With religious observance declining in the Catholic community as it is in society as a whole, Mr McNally warned that it could become even more difficult to recruit people to run RC schools in future. “We need to take a long, hard look at those things that might be dissuading people in middle management from applying for further promotion,” he said.

But there seems to be little prospect of the church authorities changing their selection criteria. “The Catholic Church is at a loss to understand how a school whose ethos is to educate the child in the image of Christ and in keeping with the teachings of the Gospel could be led by a head who did not personally follow the same teachings,” said Oona Stannard, director of the Catholic Education Service.

Re-advertisement rates for Anglican schools were also up - from 32 per cent in 200001 to 41 per cent last year. But the Church of England denied that its 4,700 schools - all but around 200 of which are primaries - are facing a worse headteacher recruitment crisis than comparable community schools.

According to a spokesman for the church’s board of education, governors of Anglican schools want to make sure they appoint the right people to headships.

“If that means re-advertising, they are not afraid to do it,” he said.

Voluntary-aided C of E schools will often appoint only committed Christians, though not necessarily Anglicans, as headteachers. A voluntary-controlled school, on the other hand, where the church does not have a majority on the governing body, cannot apply similar criteria, and so can look to a wider pool of potential applicants.
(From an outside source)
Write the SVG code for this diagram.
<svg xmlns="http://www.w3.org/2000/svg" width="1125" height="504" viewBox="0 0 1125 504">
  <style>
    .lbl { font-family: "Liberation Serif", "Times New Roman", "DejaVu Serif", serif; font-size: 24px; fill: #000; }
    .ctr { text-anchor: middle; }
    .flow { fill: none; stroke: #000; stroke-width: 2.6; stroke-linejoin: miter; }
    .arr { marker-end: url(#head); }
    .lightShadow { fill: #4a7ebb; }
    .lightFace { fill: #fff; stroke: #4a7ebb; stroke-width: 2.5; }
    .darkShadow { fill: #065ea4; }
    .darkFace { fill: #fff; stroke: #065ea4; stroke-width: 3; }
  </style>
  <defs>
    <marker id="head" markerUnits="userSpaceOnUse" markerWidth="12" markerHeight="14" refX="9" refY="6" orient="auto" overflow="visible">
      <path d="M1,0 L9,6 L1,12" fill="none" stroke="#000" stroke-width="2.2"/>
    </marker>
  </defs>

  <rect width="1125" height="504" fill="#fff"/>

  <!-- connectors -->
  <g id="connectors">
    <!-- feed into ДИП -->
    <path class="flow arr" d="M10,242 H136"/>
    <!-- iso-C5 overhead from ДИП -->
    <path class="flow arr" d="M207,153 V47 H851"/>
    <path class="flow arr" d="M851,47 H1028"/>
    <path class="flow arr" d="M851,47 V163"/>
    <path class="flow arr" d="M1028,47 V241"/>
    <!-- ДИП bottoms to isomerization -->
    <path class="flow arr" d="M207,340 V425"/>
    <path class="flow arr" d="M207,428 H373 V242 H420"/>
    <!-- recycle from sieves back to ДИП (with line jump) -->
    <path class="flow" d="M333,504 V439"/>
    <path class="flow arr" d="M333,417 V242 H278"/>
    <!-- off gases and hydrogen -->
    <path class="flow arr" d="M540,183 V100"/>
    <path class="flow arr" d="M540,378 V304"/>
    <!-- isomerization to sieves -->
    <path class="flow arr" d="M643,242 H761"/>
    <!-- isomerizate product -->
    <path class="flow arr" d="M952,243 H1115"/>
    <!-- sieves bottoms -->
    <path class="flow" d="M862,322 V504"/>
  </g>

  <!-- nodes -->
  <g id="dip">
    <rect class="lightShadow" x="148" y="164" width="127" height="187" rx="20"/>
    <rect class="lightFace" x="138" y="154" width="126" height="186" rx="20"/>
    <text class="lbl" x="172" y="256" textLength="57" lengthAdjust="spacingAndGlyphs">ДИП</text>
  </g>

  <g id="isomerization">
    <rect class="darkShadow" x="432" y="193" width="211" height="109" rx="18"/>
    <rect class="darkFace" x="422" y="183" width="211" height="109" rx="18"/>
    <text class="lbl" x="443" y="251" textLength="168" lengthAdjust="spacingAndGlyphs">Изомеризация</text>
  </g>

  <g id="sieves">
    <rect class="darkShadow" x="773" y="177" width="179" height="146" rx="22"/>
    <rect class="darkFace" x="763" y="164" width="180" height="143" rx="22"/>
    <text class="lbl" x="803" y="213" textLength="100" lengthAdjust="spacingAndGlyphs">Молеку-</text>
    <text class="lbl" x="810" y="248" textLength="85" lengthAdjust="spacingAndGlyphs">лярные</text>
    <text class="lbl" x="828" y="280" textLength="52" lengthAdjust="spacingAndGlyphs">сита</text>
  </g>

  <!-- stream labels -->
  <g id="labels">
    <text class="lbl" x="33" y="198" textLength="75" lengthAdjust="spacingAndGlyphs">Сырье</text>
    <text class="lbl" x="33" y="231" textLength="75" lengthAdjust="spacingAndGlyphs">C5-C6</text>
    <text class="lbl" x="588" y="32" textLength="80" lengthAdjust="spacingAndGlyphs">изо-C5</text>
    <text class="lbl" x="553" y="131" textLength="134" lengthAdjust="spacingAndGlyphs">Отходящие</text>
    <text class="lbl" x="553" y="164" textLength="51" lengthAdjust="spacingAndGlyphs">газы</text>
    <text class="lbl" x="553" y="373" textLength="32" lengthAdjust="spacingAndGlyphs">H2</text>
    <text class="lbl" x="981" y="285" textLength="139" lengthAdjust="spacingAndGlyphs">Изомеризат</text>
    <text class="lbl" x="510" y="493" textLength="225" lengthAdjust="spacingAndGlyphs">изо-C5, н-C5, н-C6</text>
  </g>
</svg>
Pointing to an ICM poll which found that 55 per cent of the population see themselves as members of the C of E, and 80 per cent as Christians, Canon John Hall, the Church’s chief education officer, said: “There is a large number of teachers and potential heads who regard themselves as able to do what the law requires for a voluntary-controlled school, which is to preserve its religious character.”

Yet Anglican schools last year received on average just 4.93 applications for headteacher posts, which was certainly more than their RC counterparts but considerably less than community schools. John Howson puts this down mainly to the large proportion of Anglican schools that are small rural primaries that cannot offer heads rewards to match their workloads.

To encourage more teachers to apply for headships and prepare them for these roles, eight dioceses piloted a course last year for deputy heads of C of E schools. Of the 15 deputies who took this course, which was funded and monitored by the National College for School Leadership, five are now heads.

The Catholic Church is developing similar programmes, not only in England and Wales, but also in Scotland, where there is also evidence of teachers’

declining interest in becoming heads. John Oates, national field officer for the Catholic Education Commission, said this problem does not affect Scotland’s RC schools any more than other schools. But he acknowledged that more needs to be done to support aspiring heads of church schools.

“We tend to provide headteachers with support when they are in post but not so much by way of preparation for taking up these posts,” he said. “So we are now addressing that issue.”